12 EURO'luk turist biletiyle Sintra'ya gelip, o şirin kasabaya doyamadan yeniden otobüs duraklarına geldiğimizde saat 14.00 olmuştu. Cabo da Roca'ya 45 dakikalık bir yolumuz olduğunu biliyorduk ama otobüsün saat 15.00'te kalkacağını bilmiyorduk. Neyse oralarda ufak bir barda bir bira molası daha vererek otobüsü bekledik. Tek bir otobüs kalkıyordu ve şansımıza ergen erkeklerden oluşan bir okul grubu da o otobüsü bekliyordu! Çoğu ayakta kalan 15 yaş grubu bıyıkları yeni terleyen horoz sesli bir erkek grubuyla aynı otobüste, virajlı yollardan geçerek, adeta sıcaktan buharlaşmak üzereyken Avrupa'nın en batı ucuna vardık. Saat 15.45 oldu bile!
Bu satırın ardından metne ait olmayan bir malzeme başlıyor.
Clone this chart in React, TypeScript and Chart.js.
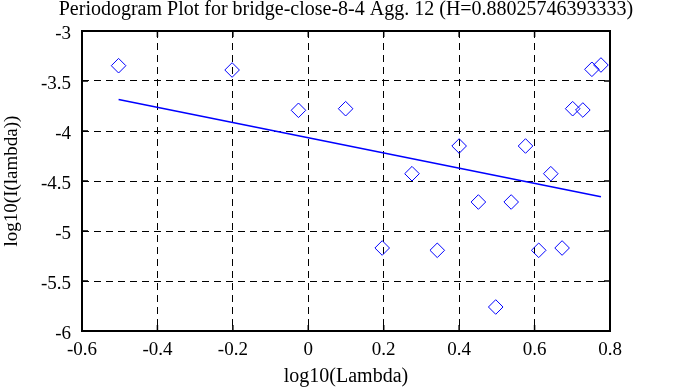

Neyse, otobüsten inince bir hevesle hemen karanın bittiği noktada bulunan o kocaman haçın olduğu dikilitaş benzeri şeyin önünde resimler çektirdik. 140 metre yükseklikten manzarayı izledik (ki hiç de şanslı bir gün değildi buradaki vahşi manzarayı izlemek için çünkü okyanusun bile göl gibi durgun olduğu sıcacık bir gündü! Oysa fırtınalı günlerde muhteşem bir manzaranın ortaya çıktığı söyleniyor). Uçurumun bir o ucuna bir öbür ucuna yürüyerek kayaların şekillerini zihnimize kazıdık ve en fazla yarım saat geçtikten sonra da yeniden otobüse binerek şirin bir sahil kasabası olan Cascais'ye gitmeye karar verdik.
Ama o da ne? En yakın otobüs saati 17:45! Ve resimlerden de gördüğünüz üzere kelimenin tam anlamıyla dağın başındayız! Lizbon fiyatlarının iki katının geçerli olduğu uyduruk bir hediyelik eşya dükkanı ve onun kafe sayılabilecek yeri ile küçük bir turizm information kulübesi dışında hiçbir şey yok etrafta! Evet, sayın seyirciler İmge & İso'nun mahsur kalışına tanıklık ediyorsunuz şu anda! Resmen dağ başında güneş altında iki saat geçirmek zorundayız! Gidip biraz daha resim çekelim, su alalım, dondurma alalım, biraz da deniz fenerine doğru yürüyelim, hangi dalganın daha büyük olacağına dair bahse girelim, kayaların üzerinde artistik pozlar verenlerle dalga geçelim, eyvah eyvah ergen veletler de aynı otobüste olacaklar, yarım saat önce gidip kuyruğa girelim de ayakta kalmayalım derken iki saate yakın zamanı Cabo da Roca'da geçirmeyi başardık.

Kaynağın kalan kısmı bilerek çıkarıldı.